Check every line below for the word "this" and show those that hold it.
# start of DATA SECTION
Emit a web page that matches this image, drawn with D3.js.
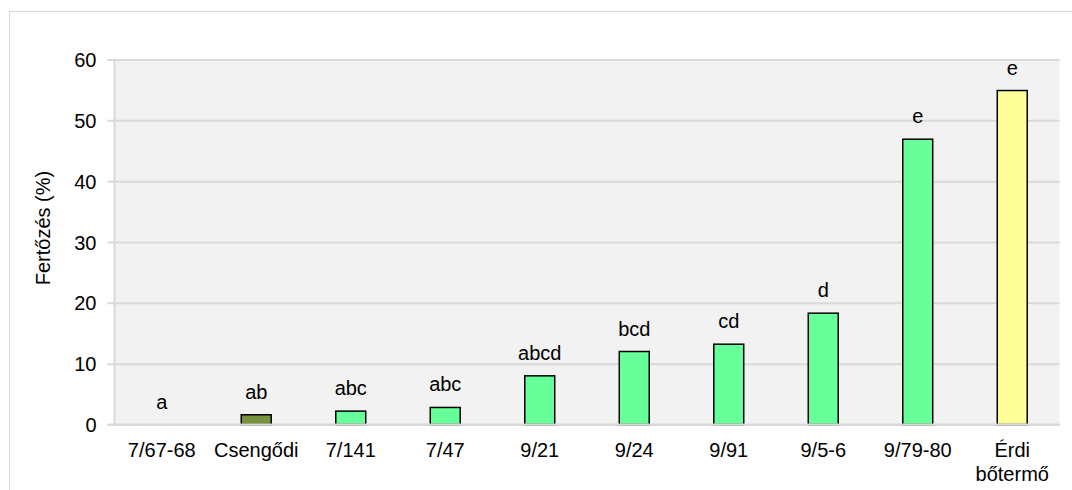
<!DOCTYPE html>
<html>
<head>
<meta charset="utf-8">
<script src="https://cdnjs.cloudflare.com/ajax/libs/d3/7.8.5/d3.min.js"></script>
<style>
  body { margin: 0; background: #fff; }
  text { font-family: "Liberation Sans", Arial, sans-serif; fill: #000; }
</style>
</head>
<body>
<div id="chart"></div>
<script>
// Data
var categories = ["7/67-68", "Csengődi", "7/141", "7/47", "9/21", "9/24", "9/91", "9/5-6", "9/79-80", "Érdi\nbőtermő"];
var values = [0, 1.6, 2.2, 2.8, 8.0, 12.0, 13.2, 18.3, 46.9, 54.9];
var letters = ["a", "ab", "abc", "abc", "abcd", "bcd", "cd", "d", "e", "e"];
var barColors = ["#66ff99", "#77933c", "#66ff99", "#66ff99", "#66ff99", "#66ff99", "#66ff99", "#66ff99", "#66ff99", "#ffff99"];
var yTicks = [0, 10, 20, 30, 40, 50, 60];

var width = 1072, height = 490;
var plot = {left: 114.5, right: 1059.5, top: 59.5, bottom: 424.5};

var svg = d3.select("#chart").append("svg")
    .attr("width", width)
    .attr("height", height);

// chart border
svg.append("rect")
    .attr("x", 9.5).attr("y", 11.5)
    .attr("width", 1100).attr("height", 500)
    .attr("fill", "#fff")
    .attr("stroke", "#d9d9d9")
    .attr("stroke-width", 1);

var x = d3.scaleBand()
    .domain(categories)
    .range([plot.left, plot.right])
    .paddingInner(0.683)
    .paddingOuter(0.683 / 2);

var y = d3.scaleLinear()
    .domain([0, 60])
    .range([plot.bottom, plot.top]);

// plot area
svg.append("rect")
    .attr("x", plot.left).attr("y", plot.top)
    .attr("width", plot.right - plot.left)
    .attr("height", plot.bottom - plot.top)
    .attr("fill", "#f2f2f2");

// gridlines + ticks
var yAxis = d3.axisLeft(y)
    .tickValues(yTicks)
    .tickSize(-(plot.right - plot.left))
    .tickPadding(18);

var gy = svg.append("g")
    .attr("transform", "translate(" + plot.left + ",0)")
    .call(yAxis);
gy.select(".domain").remove();
gy.selectAll("line")
    .attr("x1", -7)
    .attr("stroke", "#d9d9d9")
    .attr("stroke-width", 2);
gy.selectAll("text")
    .style("font-size", "20px")
    .style("font-family", "'Liberation Sans', Arial, sans-serif")
    .attr("dy", "0.35em");

// y axis line
svg.append("line")
    .attr("x1", plot.left).attr("x2", plot.left)
    .attr("y1", plot.top).attr("y2", plot.bottom)
    .attr("stroke", "#d9d9d9")
    .attr("stroke-width", 2);

// bars
var data = categories.map(function(c, i) {
    return {cat: c, value: values[i], letter: letters[i], color: barColors[i]};
});

svg.selectAll(".bar")
    .data(data.filter(function(d) { return d.value > 0; }))
    .enter().append("rect")
    .attr("class", "bar")
    .attr("x", function(d) { return x(d.cat); })
    .attr("y", function(d) { return y(d.value); })
    .attr("width", x.bandwidth())
    .attr("height", function(d) { return y(0) - y(d.value); })
    .attr("fill", function(d) { return d.color; })
    .attr("stroke", "#000")
    .attr("stroke-width", 1.5);

// x axis line
svg.append("line")
    .attr("x1", plot.left - 7).attr("x2", plot.right)
    .attr("y1", plot.bottom).attr("y2", plot.bottom)
    .attr("stroke", "#d9d9d9")
    .attr("stroke-width", 2);

// significance letters
svg.selectAll(".letter")
    .data(data)
    .enter().append("text")
    .attr("class", "letter")
    .attr("x", function(d) { return x(d.cat) + x.bandwidth() / 2; })
    .attr("y", function(d) { return y(d.value) - 16; })
    .attr("text-anchor", "middle")
    .style("font-size", "20px")
    .text(function(d) { return d.letter; });

// category labels
var catLabels = svg.selectAll(".cat")
    .data(categories)
    .enter().append("text")
    .attr("class", "cat")
    .attr("x", function(d) { return x(d) + x.bandwidth() / 2; })
    .attr("y", 457)
    .attr("text-anchor", "middle")
    .style("font-size", "20px");
catLabels.each(function(d) {
    var t = d3.select(this);
    var cx = x(d) + x.bandwidth() / 2;
    d.split("\n").forEach(function(line, i) {
        t.append("tspan").attr("x", cx).attr("dy", i === 0 ? 0 : 24).text(line);
    });
});

// y title
svg.append("text")
    .attr("transform", "translate(50,228) rotate(-90)")
    .attr("text-anchor", "middle")
    .style("font-size", "20px")
    .text("Fertőzés (%)");
</script>
</body>
</html>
# end of DATA SECTION
**FINISHED EXERCISE**:
Emit a web page that matches this image, drawn with D3.js.
    var t = d3.select(this);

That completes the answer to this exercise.